Manuel Alegre. “A minha segunda candidatura foi um erro”

Fala da vida que viveu: “Tensa, intensa e densa!” E da dureza da guerra, da prisão e do exílio

O entrevistado tem muito para contar. Mais de 80 anos de uma vida digna de um personagem de Musset. Mistura de revolução e romantismo. Uma ideia de pátria, uma poesia interventiva, um gosto pela seiva. Uma entrevista de afetos. Afinal, entre quem fala e quem escreve, há lugares e pessoas que se repetem. E Águeda como uma mãe debruçada na janela da infância.

Falemos desse tempo, Manuel, que já morreu, em que era o avançado-centro que marcava mais golos no Largo do Botaréu.

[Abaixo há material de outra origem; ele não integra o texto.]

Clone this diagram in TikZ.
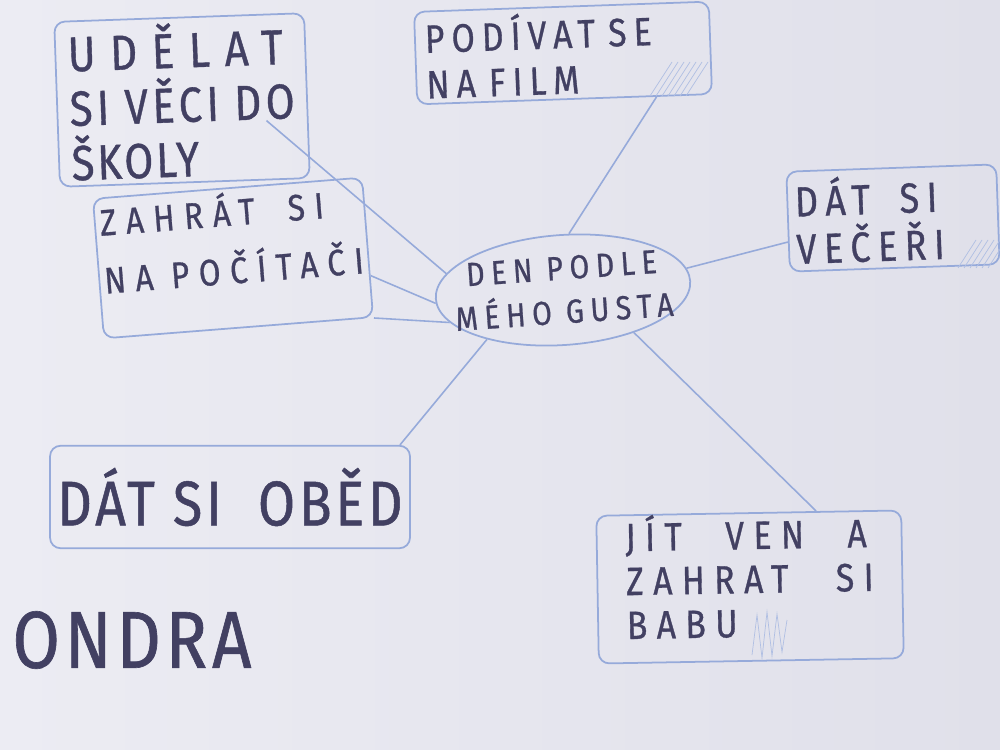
\documentclass[tikz,border=0pt]{standalone}
\usepackage{fontspec}
\usetikzlibrary{calc,shapes.geometric}
\newfontfamily\hand[FakeStretch=0.85,FakeBold=0.8,LetterSpace=6]{Fira Sans}
\newcommand{\ls}[1]{\addfontfeatures{LetterSpace=#1}}
\newcommand{\gp}[1]{\hspace{#1em}}
\definecolor{paperA}{RGB}{236,236,243}
\definecolor{paperB}{RGB}{224,224,234}
\definecolor{ink}{RGB}{66,64,98}
\definecolor{pen}{RGB}{150,170,218}
\begin{document}
\begin{tikzpicture}[x=0.02cm,y=-0.02cm,
  box/.style={draw=pen,line width=1pt,rounded corners=6pt,inner sep=0pt,text=ink,align=left},
  link/.style={draw=pen,line width=0.9pt},
  hatch/.style={draw=pen!75,line width=0.4pt}]
\useasboundingbox (0,0) rectangle (1000,750);
\shade[left color=paperA,right color=paperB] (0,0) rectangle (1000,750);

% boxes
\node[box,minimum width=5.0cm,minimum height=3.3cm,rotate=2,
  font=\hand\fontsize{28}{31}\selectfont] (udelat) at (182,100)
  {{\ls{30}UDĚLAT}\\{\ls{9}SI VĚCI DO}\\ŠKOLY};
\node[box,minimum width=5.4cm,minimum height=2.8cm,rotate=4.5,
  font=\hand\ls{26}\fontsize{21}{33}\selectfont] (zahrat) at (233,258)
  {ZAHRÁT\gp{0.9}SI\\NA POČÍTAČI\\[-0.35cm]~};
\node[box,minimum width=5.9cm,minimum height=1.85cm,text width=5.5cm,rotate=2,
  font=\hand\ls{18}\fontsize{22.5}{26}\selectfont] (podivat) at (563,53)
  {PODÍVAT SE\\NA FILM};
\node[box,minimum width=4.2cm,minimum height=2.0cm,text width=3.9cm,rotate=2,
  font=\hand\ls{18}\fontsize{24}{27}\selectfont] (vecere) at (893,218)
  {DÁT\gp{0.7}SI\\VEČEŘI};
\node[box,minimum width=7.2cm,minimum height=2.05cm,align=center,
  font=\hand\fontsize{36}{40}\selectfont] (obed) at (230,497)
  {DÁT SI \ OBĚD};
\node[box,minimum width=6.1cm,minimum height=2.95cm,rotate=1,
  font=\hand\ls{24}\fontsize{22.5}{25}\selectfont] (jit) at (750,587)
  {JÍT\gp{1.1}VEN\gp{1.1}A\\ZAHRAT\gp{1.2}SI\\BABU\\[-0.4cm]~};
\node[ellipse,draw=pen,line width=1pt,minimum width=5.1cm,minimum height=2.2cm,
  inner xsep=-0.45cm,inner ysep=-0.2cm,rotate=4,text=ink,align=center,
  font=\hand\ls{20}\fontsize{19}{25}\selectfont] (center) at (563,290)
  {DEN PODLE\\MÉHO GUSTA};
\node[text=ink,font=\hand\fontsize{46}{50}\selectfont,inner sep=0pt] (ondra) at (132,640) {ONDRA};

% connectors
\draw[link] ($(udelat.south east)!0.35!(udelat.north east)+(-24pt,0)$) -- (center.168);
\draw[link] ($(podivat.south west)!0.81!(podivat.south east)$) -- (center.80);
\draw[link] ($(vecere.west)!0.4!(vecere.south west)$) -- (center.6);
\draw[link] ($(zahrat.east)!0.4!(zahrat.south east)$) -- (center.182);
\draw[link] (zahrat.south east) -- (center.192);
\draw[link] (center.209) -- ($(obed.north west)!0.97!(obed.north east)$);
\draw[link] (center.325) -- ($(jit.north west)!0.72!(jit.north east)$);

% faint pencil hatching
\foreach \i in {0,...,6} \draw[hatch] (650+6*\i,96) -- (672+6*\i,62);
\foreach \i in {0,...,5} \draw[hatch] (958+6*\i,268) -- (976+6*\i,240);
\draw[hatch] (752,655) -- (757,615) -- (762,658) -- (767,612) -- (772,656) -- (777,614) -- (782,652) -- (787,620);
\end{tikzpicture}
\end{document}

Andava na escola primária, em Águeda, na Escola do Adro, com aqueles meus companheiros que vinham descalços ou de chancas, fato de cotim, e traziam um bocado de broa e uma sardinha para todo o dia. Eu era dos poucos que tinha sapatos. Era um dos meninos da terra. Os jogos do Botaréu eram o outro lado da escola: a rua. 

Fale do Botaréu. Nem toda a gente sabe, infelizmente, o que é o Botaréu.

Era um largo de terra batida que ficava no fundo da minha rua, perto de um jardim que já não há, e onde se jogava à bola. Uma praça que dava para o campo. Havia narcejas e sombrias. Uma baliza do lado do rio, outra num portão que ainda lá está. A Rua de Baixo defrontava Assequins, defrontava Paredes. Às vezes acabava tudo à bordoada. E o velho Francisco Balreira ficava a ver-nos.

“O Canto e as Armas” faz 50 anos. Tenho–o, velhinho, numa edição da Centelha, Coimbra.

“Chegam palavras com o Alípio e o Botaréu/ palavras de Águeda com sinos a dobrar”

Foi uma fase fundamental da vida…

Foi. Havia uma grande estratificação de classes. Os filhos dos operários e dos pobres não iam para o liceu. Foi um tempo de fraternidade, de amizade, da outra linguagem. Cada estação do ano tinha os seus jogos, o botão, a bilharda, o pião… E o futebol da bola de trapos do cu de galinha. Foi também o tempo de aprender a defender-me. Uma vez apareci em casa meio a choramingar e o meu pai disse-me: “O cavalheiro, para a próxima, leva e dá!”

Uma aprendizagem também em termos sociais.

Já contei esta história muitas vezes. Perguntava: “Porque é que uns usam sapatos e outros não?” E nunca me deram uma resposta clara. E também foi o tempo da descoberta do campo e do rio.